The Alibi Club
It is the summer of 1940 in Paris, and the Germans are beginning their invasion. Sally King, an American model for the House of Chanel, is expecting a proposal from lawyer Philip Stilwell. Instead, Stilwell is found dead, an apparent victim of a gay encounter gone wrong. Refusing to accept his death as anything but murder, Sally brings her questions to the American Embassy, and a chain of events is set in motion by her inquiry.

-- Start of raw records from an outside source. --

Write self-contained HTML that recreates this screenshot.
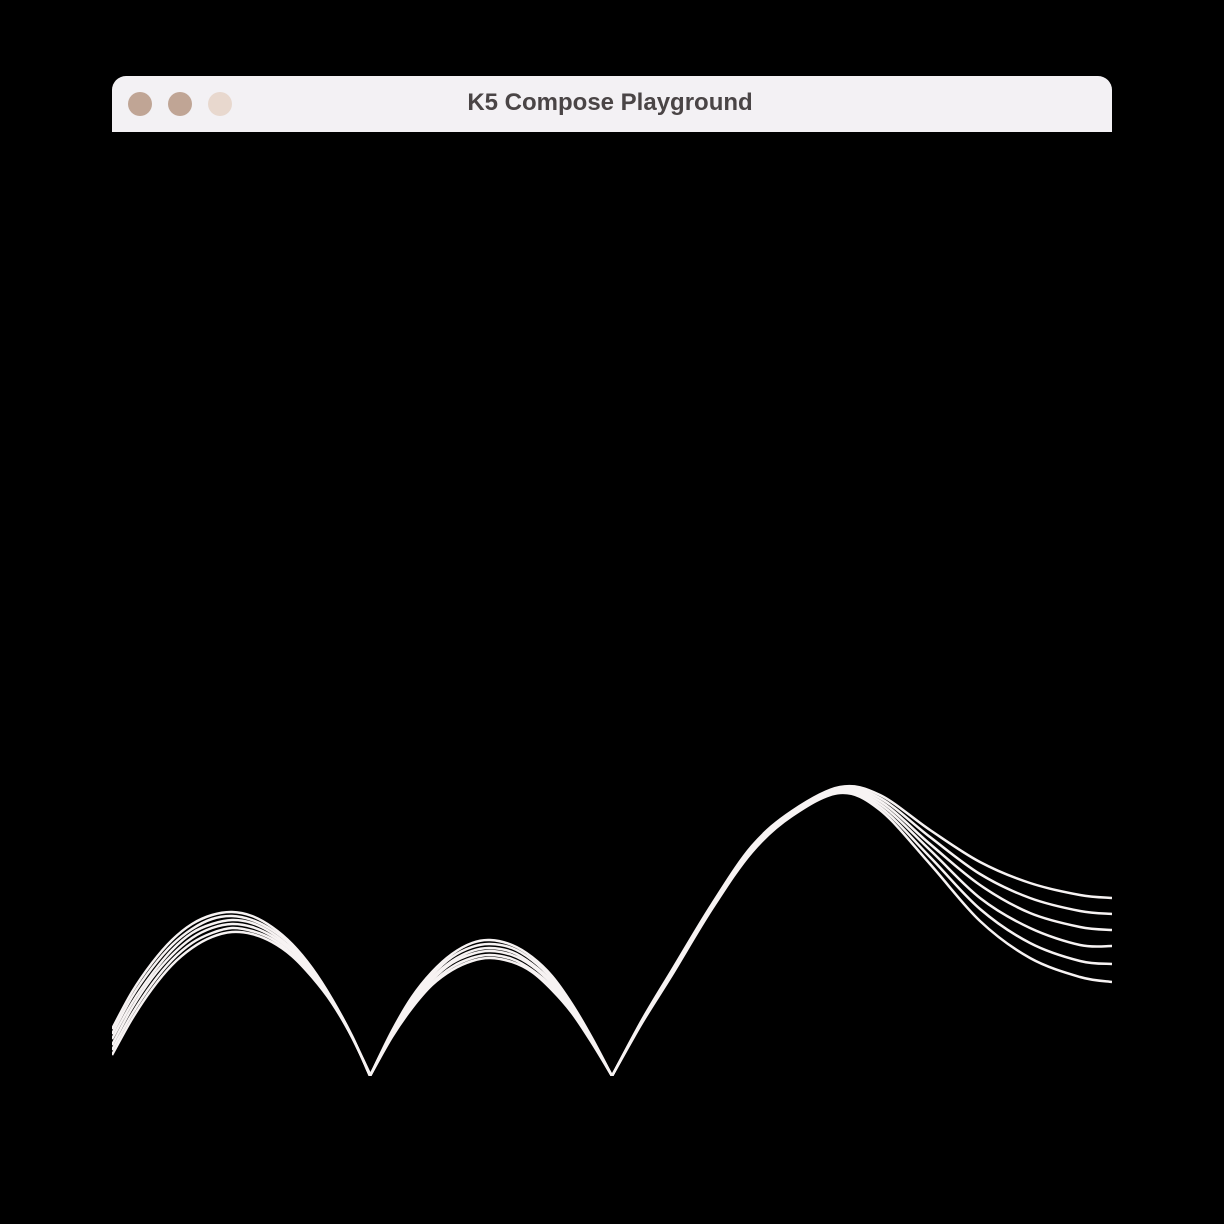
<!DOCTYPE html>
<html><head><meta charset="utf-8"><style>
html,body{margin:0;padding:0;background:#000;width:1224px;height:1224px;overflow:hidden}
#win{position:absolute;left:112px;top:76px;width:1000px;height:1000px;background:#000;border-radius:14px;overflow:hidden}
#bar{position:absolute;left:0;top:0;width:1000px;height:56px;background:#f3f1f4}
.dot{position:absolute;top:16px;width:24px;height:24px;border-radius:50%;background:#c0a595}
#title{position:absolute;left:-2px;width:1000px;top:13px;line-height:30px;text-align:center;font:bold 24px "Liberation Sans",sans-serif;color:#4a4546}
svg{position:absolute;left:0;top:0}
</style></head><body>
<div id="win">
 <div id="bar">
  <div class="dot" style="left:16px"></div>
  <div class="dot" style="left:56px"></div>
  <div class="dot" style="left:96px;background:#e8d8ce"></div>
  <div id="title">K5 Compose Playground</div>
 </div>
</div>
<svg id="chart" width="1224" height="1224"></svg>
<script>
// shared x samples (px offset from content left) per segment
const seg1X = [0,20,40,60,80,100,120,140,160,180,200,220,240,258];
const seg2X = [258,280,300,320,340,360,378,400,420,440,460,480,500];
const seg3X = [500,530,560,600,640,680,728,768,818,868,918,968,1000];
// heights above baseline per series (top curve first)
const seg1Vals = [
 [47,84,113,136,152,161,164,160,149,132,108,77,40,0],
 [42,79,108,131,147,157,160,156,146,130,106,76,40,0],
 [37,73,102,126,143,152,156,153,143,127,104,76,40,0],
 [31,68,98,121,138,148,152,149,140,125,103,75,39,1],
 [26,62,92,116,133,143,148,145,137,122,101,74,39,1],
 [21,57,87,111,128,139,144,142,134,120,99,73,39,2]];
const seg2Vals = [
 [0,45,79,104,122,133,136,131,119,100,72,38,0],
 [0,44,76,101,119,129,132,128,116,97,70,37,0],
 [0,43,74,98,115,125,128,124,112,94,68,36,0],
 [0,42,72,96,113,122,125,121,110,92,67,35,0],
 [0,40,70,93,109,118,121,117,106,89,64,34,0],
 [0,39,68,91,106,115,118,114,104,86,63,33,0]];
const seg3Vals = [
 [0,56,106,172,230,265,289,281,246,214,193,181,178],
 [0,55,105,171,229,264,288,278,239,202,178,165,162],
 [0,55,104,170,228,263,287,275,232,191,163,149,146],
 [0,54,103,169,227,262,286,272,226,178,148,131,130],
 [0,54,102,168,226,261,285,269,219,167,133,115,112],
 [0,53,101,167,224,260,283,266,212,155,118,99,94]];

const X0 = 112, BASE = 1076;
const xs = v => X0 + v;
const ys = v => BASE - v;
function crPath(px, py){
  const P = px.map((x,i)=>[xs(x), ys(py[i])]);
  let d = `M${P[0][0]},${P[0][1]}`;
  for(let i=0;i<P.length-1;i++){
    const p0=P[Math.max(0,i-1)], p1=P[i], p2=P[i+1], p3=P[Math.min(P.length-1,i+2)];
    const c1=[p1[0]+(p2[0]-p0[0])/6, p1[1]+(p2[1]-p0[1])/6];
    const c2=[p2[0]-(p3[0]-p1[0])/6, p2[1]-(p3[1]-p1[1])/6];
    d += ` C${c1[0]},${c1[1]} ${c2[0]},${c2[1]} ${p2[0]},${p2[1]}`;
  }
  return d;
}
const svg = document.getElementById('chart');
const NS = 'http://www.w3.org/2000/svg';
const clip = document.createElementNS(NS,'clipPath'); clip.setAttribute('id','c');
const r = document.createElementNS(NS,'rect');
r.setAttribute('x',112); r.setAttribute('y',132); r.setAttribute('width',1000); r.setAttribute('height',944);
clip.appendChild(r); svg.appendChild(clip);
for(let s=0;s<seg1Vals.length;s++){
  const p = document.createElementNS(NS,'path');
  
  
  p.setAttribute('d', crPath(seg1X, seg1Vals[s]) + ' ' + crPath(seg2X, seg2Vals[s]).replace(/^M/,'L') + ' ' + crPath(seg3X, seg3Vals[s]).replace(/^M/,'L'));
  p.setAttribute('fill','none'); p.setAttribute('stroke','#f7f3f3'); p.setAttribute('stroke-width','2.5');
  p.setAttribute('clip-path','url(#c)');
  svg.appendChild(p);
}
</script>
</body></html>
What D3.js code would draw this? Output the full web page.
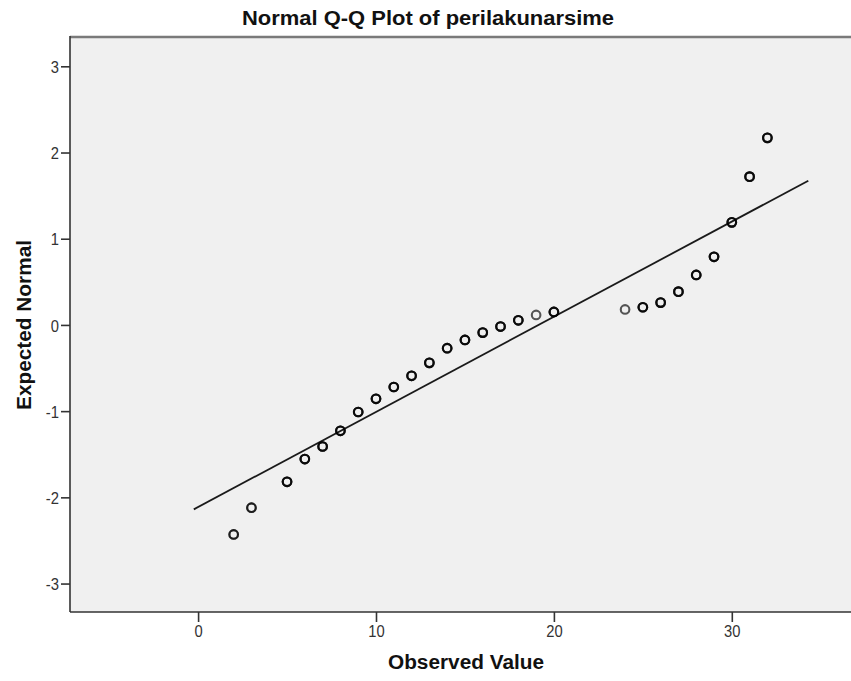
<!DOCTYPE html>
<html>
<head>
<meta charset="utf-8">
<script src="https://cdn.jsdelivr.net/npm/d3@7"></script>
<style>
  body { margin: 0; background: #fff; }
  text { font-family: "Liberation Sans", Arial, sans-serif; }
</style>
</head>
<body>
<svg id="chart" width="851" height="681"></svg>
<script>
// values
const observed = [2, 3, 5, 6, 7, 8, 9, 10, 11, 12, 13, 14, 15, 16, 17, 18, 19, 20, 24, 25, 26, 27, 28, 29, 30, 31, 32];
const expected = [-2.43, -2.12, -1.82, -1.556, -1.41, -1.228, -1.01, -0.857, -0.72, -0.59, -0.44, -0.27, -0.174, -0.089, -0.019, 0.054, 0.116, 0.151, 0.18, 0.205, 0.259, 0.386, 0.58, 0.79, 1.19, 1.72, 2.17];
const counts = [2, 2, 3, 3, 3, 3, 3, 3, 3, 3, 3, 3, 3, 3, 3, 3, 1, 3, 1, 3, 3, 3, 3, 3, 3, 3, 3];
const xTicks = [0, 10, 20, 30];
const yTicks = [-3, -2, -1, 0, 1, 2, 3];
const lineMean = 19.14;
const lineSd = 9.06;
const lineRange = [-0.24, 34.3];

const svg = d3.select("#chart");
const plotLeft = 70, plotRight = 851, plotTop = 37, plotBottom = 612;

const x = d3.scaleLinear().domain([-7.2, 36.7]).range([plotLeft, plotRight]);
const y = d3.scaleLinear().domain([-3.33, 3.34]).range([plotBottom, plotTop]);

svg.append("rect")
  .attr("x", plotLeft).attr("y", plotTop)
  .attr("width", plotRight - plotLeft).attr("height", plotBottom - plotTop)
  .attr("fill", "#f0f0f0");

// frame
svg.append("line")
  .attr("x1", plotLeft).attr("x2", plotRight).attr("y1", plotTop).attr("y2", plotTop)
  .attr("stroke", "#7a7a7a").attr("stroke-width", 2.5);
svg.append("line")
  .attr("x1", plotLeft).attr("x2", plotLeft).attr("y1", plotTop - 1).attr("y2", plotBottom)
  .attr("stroke", "#333").attr("stroke-width", 1.6);
svg.append("line")
  .attr("x1", plotLeft).attr("x2", plotRight).attr("y1", plotBottom).attr("y2", plotBottom)
  .attr("stroke", "#333").attr("stroke-width", 1.6);

const plain = d => String(d); // hyphen minus, no decimals
// narrow look of the SPSS tick font: squeeze glyphs to a fixed width
const narrowWidth = s => s.split("").reduce((w, c) => w + (c === "-" ? 5 : 8.2), 0);

const xAxis = svg.append("g")
  .attr("transform", `translate(0,${plotBottom})`)
  .call(d3.axisBottom(x).tickValues(xTicks).tickFormat(plain).tickSize(10).tickPadding(3));
const yAxis = svg.append("g")
  .attr("transform", `translate(${plotLeft},0)`)
  .call(d3.axisLeft(y).tickValues(yTicks).tickFormat(plain).tickSize(9).tickPadding(2));

[xAxis, yAxis].forEach(g => {
  g.select(".domain").remove();
  g.selectAll(".tick line").attr("stroke", "#333").attr("stroke-width", 1.6);
  g.selectAll(".tick text")
    .attr("fill", "#333")
    .attr("textLength", d => narrowWidth(plain(d)))
    .attr("lengthAdjust", "spacingAndGlyphs")
    .style("font-size", "17px")
    .style("font-family", "'Liberation Sans', Arial, sans-serif");
});
xAxis.selectAll(".tick text").attr("dy", "0.72em");
yAxis.selectAll(".tick text").attr("dy", "0.36em");

// reference line
svg.append("line")
  .attr("x1", x(lineRange[0]))
  .attr("y1", y((lineRange[0] - lineMean) / lineSd))
  .attr("x2", x(lineRange[1]))
  .attr("y2", y((lineRange[1] - lineMean) / lineSd))
  .attr("stroke", "#1a1a1a")
  .attr("stroke-width", 1.8);

// points, one ring per tied observation so ties look darker
const rings = [];
observed.forEach((v, i) => {
  for (let k = 0; k < counts[i]; k++) rings.push([v, expected[i]]);
});
svg.append("g")
  .selectAll("circle")
  .data(rings)
  .join("circle")
  .attr("cx", d => x(d[0]))
  .attr("cy", d => y(d[1]))
  .attr("r", 4.3)
  .attr("fill", "none")
  .attr("stroke", "rgba(0,0,0,0.65)")
  .attr("stroke-width", 2.1);

// titles
svg.append("text")
  .attr("x", 428).attr("y", 25)
  .attr("text-anchor", "middle")
  .attr("textLength", 372)
  .attr("lengthAdjust", "spacingAndGlyphs")
  .style("font-size", "20px")
  .style("font-weight", "bold")
  .attr("fill", "#111")
  .text("Normal Q-Q Plot of perilakunarsime");

svg.append("text")
  .attr("x", 466).attr("y", 669)
  .attr("text-anchor", "middle")
  .attr("textLength", 156)
  .attr("lengthAdjust", "spacingAndGlyphs")
  .style("font-size", "20px")
  .style("font-weight", "bold")
  .attr("fill", "#111")
  .text("Observed Value");

svg.append("text")
  .attr("transform", "translate(31,325) rotate(-90)")
  .attr("text-anchor", "middle")
  .attr("textLength", 170)
  .attr("lengthAdjust", "spacingAndGlyphs")
  .style("font-size", "20px")
  .style("font-weight", "bold")
  .attr("fill", "#111")
  .text("Expected Normal");
</script>
</body>
</html>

Reminiscent of Casablanca with its “usual suspects,” The Alibi Club has a host of shady characters—from lawyers to nightclub singers to Germans with questionable alliances. Sally’s white knight is Joe Hearst of the American Embassy, who uncovers a plot that involves a whole host of other characters, including Frederic Joliot-Curie, son-in-law of the Curies, and his British lover, who is coincidentally the cousin of the German with the questionable alliances. This German is also the lover of the nightclub singer, who is modeled after Josephine Baker. Confused? I was! It took a few readings to untangle the mystery and even now, I’m not so sure I get it. Where this is redeemed, however, is Mathews’s deft evocation of this particular time, when unthinkable things were beginning to happen. There is a hint of future mysteries featuring Sally and Joe, and it is fair to say that I’d brave the plots and follow them.